Wednesday, December 7, 2011

Equal Rights, Equal Opportunities


Equal opportunity, or equality of opportunity, is a controversial decision-making standard without a precise definition involving fair choices within the public sphere. While it generally describes “open and fair competition” with equal chances for achieving sought–after jobs or positions as well as an absence of discrimination, the concept is elusive with a “wide range of meanings.” It is hard to measure, and implementation poses problems as well as disagreements about what to do. It is being applied to increasingly wider areas beyond employment including lending, housing, voting rights, and elsewhere.
The essence of the equality of opportunity is a stipulation that all people should be treated similarly, unhampered by artificial barriers or prejudices or preferences, except when particular “distinctions can be explicitly justified.” The aim is that important jobs should go to those “the most qualified”––persons most likely to perform ably in a given task––and not to go to persons for arbitrary or irrelevant reasons, such as circumstances of birth, upbringing, friendship ties to whoever is in power, religion, sex, ethnicity, race, caste, or “involuntary personal attributes” such as disability, age, or sexual preferences.
Discrimination towards women and girls, or what is known as gender-based discrimination, is one of the most pervasive human rights violations. It severely limits the ability of women, girls and the communities they live in to protect and promote their health.

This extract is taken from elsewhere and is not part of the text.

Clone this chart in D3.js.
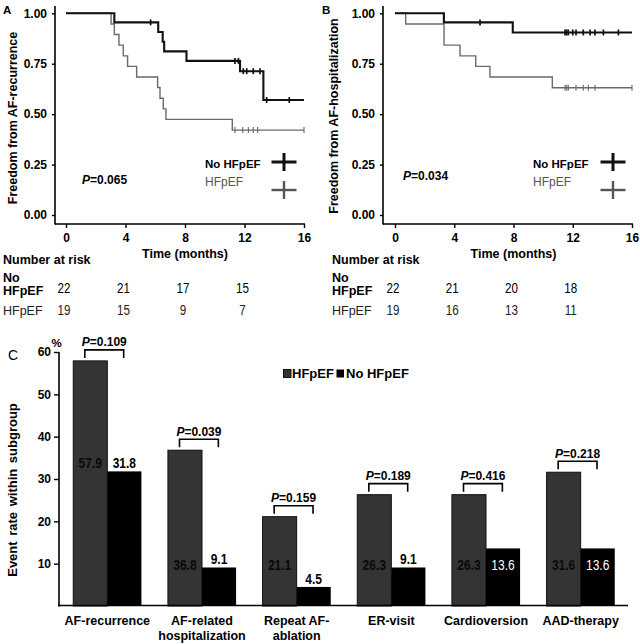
<!DOCTYPE html>
<html><head><meta charset="utf-8">
<script src="https://cdn.jsdelivr.net/npm/d3@7"></script>
<style>
html,body{margin:0;padding:0;background:#fff;}
svg{display:block;}
</style></head>
<body>
<svg id="chart" width="640" height="644"></svg>
<script>
// ---------------- DATA ----------------
const kmTimeTicks = [0, 4, 8, 12, 16];
const survTicks = [0, 0.25, 0.5, 0.75, 1];
const followEnd = 16;

// Panel A: freedom from AF-recurrence
const aNoDropT = [0, 3.25, 6.2, 6.5, 6.6, 8.1, 11.7, 13.27];
const aNoSurv  = [1, 0.955, 0.907, 0.859, 0.811, 0.764, 0.713, 0.57];
const aNoCens  = [5.69, 11.36, 11.59, 11.92, 12.15, 12.59, 13.04, 13.49, 15.01];
const aHfDropT = [0, 3.03, 3.25, 3.56, 3.85, 4.14, 4.75, 6.16, 6.32, 6.54, 6.72, 11.18];
const aHfSurv  = [1, 0.947, 0.895, 0.842, 0.789, 0.737, 0.684, 0.632, 0.579, 0.526, 0.474, 0.421];
const aHfCens  = [11.36, 11.88, 12.26, 12.59, 12.88, 16];

// Panel B: freedom from AF-hospitalization
const bNoDropT = [0, 3.3, 7.95];
const bNoSurv  = [1, 0.955, 0.905];
const bNoCens  = [5.74, 11.48, 11.59, 11.7, 12.0, 12.22, 12.71, 13.17, 13.5, 14.07, 15.08];
const bHfDropT = [0, 0.72, 3.31, 4.39, 5.45, 6.41, 10.62];
const bHfSurv  = [1, 0.947, 0.842, 0.789, 0.737, 0.684, 0.631];
const bHfCens  = [11.48, 11.59, 11.7, 12.22, 12.71, 13.05, 13.5, 16];

// Numbers at risk
const riskTimes = [0, 4, 8, 12];
const aRiskNo = [22, 21, 17, 15];
const aRiskHf = [19, 15, 9, 7];
const bRiskNo = [22, 21, 20, 18];
const bRiskHf = [19, 16, 13, 11];

const pA = "0.065";
const pB = "0.034";

// Panel C: event rates
const categories = ["AF-recurrence", "AF-related\nhospitalization", "Repeat AF-\nablation", "ER-visit", "Cardioversion", "AAD-therapy"];
const hfRates = [57.9, 36.8, 21.1, 26.3, 26.3, 31.6];
const noRates = [31.8, 9.1, 4.5, 9.1, 13.6, 13.6];
const pValues = ["0.109", "0.039", "0.159", "0.189", "0.416", "0.218"];
const rateTicks = [10, 20, 30, 40, 50, 60];
const seriesNames = ["HFpEF", "No HFpEF"];

// ---------------- DRAW ----------------
const FONT = "'Liberation Sans', Arial, Helvetica, sans-serif";
const svg = d3.select("#chart");

function txt(x, y, s, o = {}) {
  return svg.append("text").attr("x", x).attr("y", y)
    .attr("font-family", FONT)
    .attr("font-size", o.size || 12)
    .attr("font-weight", o.weight || "bold")
    .attr("fill", o.fill || "#000")
    .attr("text-anchor", o.anchor || "start")
    .text(s);
}
// condensed-looking text (horizontal squeeze)
function ntxt(x, y, s, o = {}) {
  return svg.append("text").attr("transform", `translate(${x},${y}) scale(0.8,1)`)
    .attr("font-family", FONT)
    .attr("font-size", o.size || 14)
    .attr("font-weight", o.weight || "normal")
    .attr("fill", o.fill || "#000")
    .attr("text-anchor", o.anchor || "middle")
    .text(s);
}
function pText(x, y, val, size, anchor) {
  const t = svg.append("text").attr("x", x).attr("y", y)
    .attr("font-family", FONT).attr("font-size", size).attr("font-weight", "bold")
    .attr("text-anchor", anchor || "start").attr("fill", "#000");
  t.append("tspan").attr("font-style", "italic").text("P");
  t.append("tspan").text("=" + val);
  return t;
}

const yKM = d3.scaleLinear([0, 1], [215, 13.3]);

function kmPanel(o) {
  const x = d3.scaleLinear([0, 16], o.xr);
  const g = svg.append("g");
  g.append("line").attr("x1", o.ax).attr("x2", o.ax).attr("y1", 6).attr("y2", 224.5)
    .attr("stroke", "#000").attr("stroke-width", 1.6);
  g.append("line").attr("x1", o.ax).attr("x2", x(16) + 1).attr("y1", 224).attr("y2", 224)
    .attr("stroke", "#000").attr("stroke-width", 1.6);
  const ya = g.append("g").attr("transform", `translate(${o.ax},0)`)
    .call(d3.axisLeft(yKM).tickValues(survTicks).tickFormat(d3.format(".2f")).tickSize(3).tickPadding(5));
  ya.select(".domain").remove();
  const xa = g.append("g").attr("transform", `translate(0,224)`)
    .call(d3.axisBottom(x).tickValues(kmTimeTicks).tickSize(4).tickPadding(5));
  xa.select(".domain").remove();
  [ya, xa].forEach(a => {
    a.selectAll("text").attr("font-family", FONT).attr("font-size", 12).attr("font-weight", "bold").attr("fill", "#000");
    a.selectAll("line").attr("stroke", "#000").attr("stroke-width", 1.4);
  });

  function curve(dropT, surv, cens, color, w) {
    const pts = dropT.map((t, i) => [t, surv[i]]);
    pts.push([followEnd, surv[surv.length - 1]]);
    g.append("path").attr("d", d3.line().x(d => x(d[0])).y(d => yKM(d[1])).curve(d3.curveStepAfter)(pts))
      .attr("fill", "none").attr("stroke", color).attr("stroke-width", w);
    cens.forEach(t => {
      let s = surv[0];
      dropT.forEach((dt, i) => { if (dt <= t) s = surv[i]; });
      g.append("line").attr("x1", x(t)).attr("x2", x(t)).attr("y1", yKM(s) - 3).attr("y2", yKM(s) + 3)
        .attr("stroke", color).attr("stroke-width", w * 0.8);
    });
  }
  curve(o.hfT, o.hfS, o.hfC, "#6a6a6a", 1.4);
  curve(o.noT, o.noS, o.noC, "#111", 2.1);

  txt(o.legX, 168, "No HFpEF", { size: 11.5 });
  txt(o.legX, 186, "HFpEF", { size: 12, weight: "normal", fill: "#555" });
  function cross(cx, cy, color, w) {
    g.append("line").attr("x1", cx - 12.5).attr("x2", cx + 12.5).attr("y1", cy).attr("y2", cy).attr("stroke", color).attr("stroke-width", w);
    g.append("line").attr("x1", cx).attr("x2", cx).attr("y1", cy - 9).attr("y2", cy + 9).attr("stroke", color).attr("stroke-width", w);
  }
  cross(o.crossX, 162, "#111", 3);
  cross(o.crossX, 190, "#555", 2.4);
  pText(o.pX, o.pY, o.p, 12);

  txt(o.letterX, 14, o.letter, { size: 11.5 });
  svg.append("text").attr("transform", `translate(${o.titleX},${o.titleY}) rotate(-90)`)
    .attr("text-anchor", "middle").attr("font-family", FONT).attr("font-size", 12.5).attr("font-weight", "bold")
    .text(o.title);
  txt((x(0) + x(16)) / 2, 258, "Time (months)", { size: 12.5, anchor: "middle" });

  txt(o.riskX, 264, "Number at risk", { size: 12.5 });
  txt(o.riskX, 282, "No", { size: 12.5 });
  txt(o.riskX, 295, "HFpEF", { size: 12.5 });
  txt(o.riskX, 315, "HFpEF", { size: 12.5, weight: "normal", fill: "#222" });
  riskTimes.forEach((t, i) => {
    ntxt(x(t) - 2, 292.5, o.rNo[i], { size: 14.5 });
    ntxt(x(t) - 2, 315, o.rHf[i], { size: 14.5, fill: "#222" });
  });
}

kmPanel({ xr: [66, 304], ax: 55, hfT: aHfDropT, hfS: aHfSurv, hfC: aHfCens, noT: aNoDropT, noS: aNoSurv, noC: aNoCens,
  legX: 205, crossX: 284, pX: 82, pY: 184, p: pA, letter: "A", letterX: 3, riskX: 3, titleX: 16.5, titleY: 118,
  title: "Freedom from AF-recurrence", rNo: aRiskNo, rHf: aRiskHf });
kmPanel({ xr: [395, 632], ax: 383, hfT: bHfDropT, hfS: bHfSurv, hfC: bHfCens, noT: bNoDropT, noS: bNoSurv, noC: bNoCens,
  legX: 533, crossX: 613, pX: 403, pY: 180, p: pB, letter: "B", letterX: 322, riskX: 332, titleX: 337.5, titleY: 116,
  title: "Freedom from AF-hospitalization", rNo: bRiskNo, rHf: bRiskHf });

// ---------------- Panel C ----------------
const yC = d3.scaleLinear([0, 60], [606, 352]);
const xC = d3.scaleBand(categories, [60, 628]).paddingInner(0.28).paddingOuter(0.14);
const sub = d3.scaleBand(seriesNames, [0, xC.bandwidth()]);
const gC = svg.append("g");

categories.forEach((c, i) => {
  const x0 = xC(c);
  gC.append("rect").attr("x", x0 + sub("HFpEF")).attr("y", yC(hfRates[i]))
    .attr("width", sub.bandwidth()).attr("height", yC(0) - yC(hfRates[i]))
    .attr("fill", "#343434").attr("stroke", "#111").attr("stroke-width", 1);
  gC.append("rect").attr("x", x0 + sub("No HFpEF")).attr("y", yC(noRates[i]))
    .attr("width", sub.bandwidth()).attr("height", yC(0) - yC(noRates[i]))
    .attr("fill", "#000");
  const noInside = noRates[i] > 12 && noRates[i] < 30;
  const noY = noInside ? yC(8.6) : yC(noRates[i]) - 3;
  const hfY = noRates[i] > 20 ? yC(noRates[i]) - 3 : yC(8.6);
  ntxt(x0 + sub("HFpEF") + sub.bandwidth() / 2, hfY, hfRates[i].toFixed(1),
    { size: 15, weight: "bold", fill: "#0a0a0a" });
  ntxt(x0 + sub("No HFpEF") + sub.bandwidth() / 2, noY, noRates[i].toFixed(1),
    { size: 15, weight: noInside ? "normal" : "bold", fill: noInside ? "#fff" : "#000" });
  const bl = x0 + xC.bandwidth() * 0.17, br = x0 + xC.bandwidth() * 0.74;
  const top = yC(hfRates[i]);
  gC.append("path").attr("d", `M${bl},${top - 3}V${top - 11}H${br}V${top - 3}`)
    .attr("fill", "none").attr("stroke", "#000").attr("stroke-width", 1.6);
  pText((bl + br) / 2, top - 14.5, pValues[i], 12, "middle");
  const lines = c.split("\n");
  const t = txt(x0 + xC.bandwidth() / 2, 625, "", { size: 12.5, anchor: "middle" });
  lines.forEach((l, k) => t.append("tspan").attr("x", x0 + xC.bandwidth() / 2).attr("y", 625 + k * 15).text(l));
});

gC.append("line").attr("x1", 59).attr("x2", 59).attr("y1", yC(60)).attr("y2", yC(0) + 0.5).attr("stroke", "#000").attr("stroke-width", 1.6);
gC.append("line").attr("x1", 58).attr("x2", 628).attr("y1", 605.5).attr("y2", 605.5).attr("stroke", "#000").attr("stroke-width", 1.6);
const yaC = gC.append("g").attr("transform", "translate(59,0)")
  .call(d3.axisLeft(yC).tickValues(rateTicks).tickSize(5).tickPadding(3));
yaC.select(".domain").remove();
yaC.selectAll("text").attr("font-family", FONT).attr("font-size", 12).attr("font-weight", "bold").attr("fill", "#000");
yaC.selectAll("line").attr("stroke", "#000").attr("stroke-width", 1.4);

txt(51.5, 347, "%", { size: 11.5 });
txt(8, 360, "C", { size: 14, weight: "normal" });
svg.append("text").attr("transform", "translate(17,490) rotate(-90)")
  .attr("text-anchor", "middle").attr("font-family", FONT).attr("font-size", 13).attr("font-weight", "bold")
  .attr("word-spacing", 2).text("Event rate within subgroup");

gC.append("rect").attr("x", 283.5).attr("y", 369.5).attr("width", 7.5).attr("height", 8).attr("fill", "#343434").attr("stroke", "#111");
txt(292, 378, "HFpEF", { size: 13 });
gC.append("rect").attr("x", 336.5).attr("y", 369.5).attr("width", 7.5).attr("height", 8).attr("fill", "#000");
txt(346, 378, "No HFpEF", { size: 13 });
</script>
</body></html>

Gender-based discrimination is irrevocably connected to negative health outcomes for women and girls. Its associated poor health outcomes are often compounded by other forms of inequality related to socioeconomic status, ethnicity, sexual orientation, religious affiliation or geographical location. While these challenges are imposing, and often encoded in "normalized" ways of living, International Women's Day renews our commitment to denounce violations in human rights and to challenge unequal systems, structures and practices that perpetuate health inequalities across the world.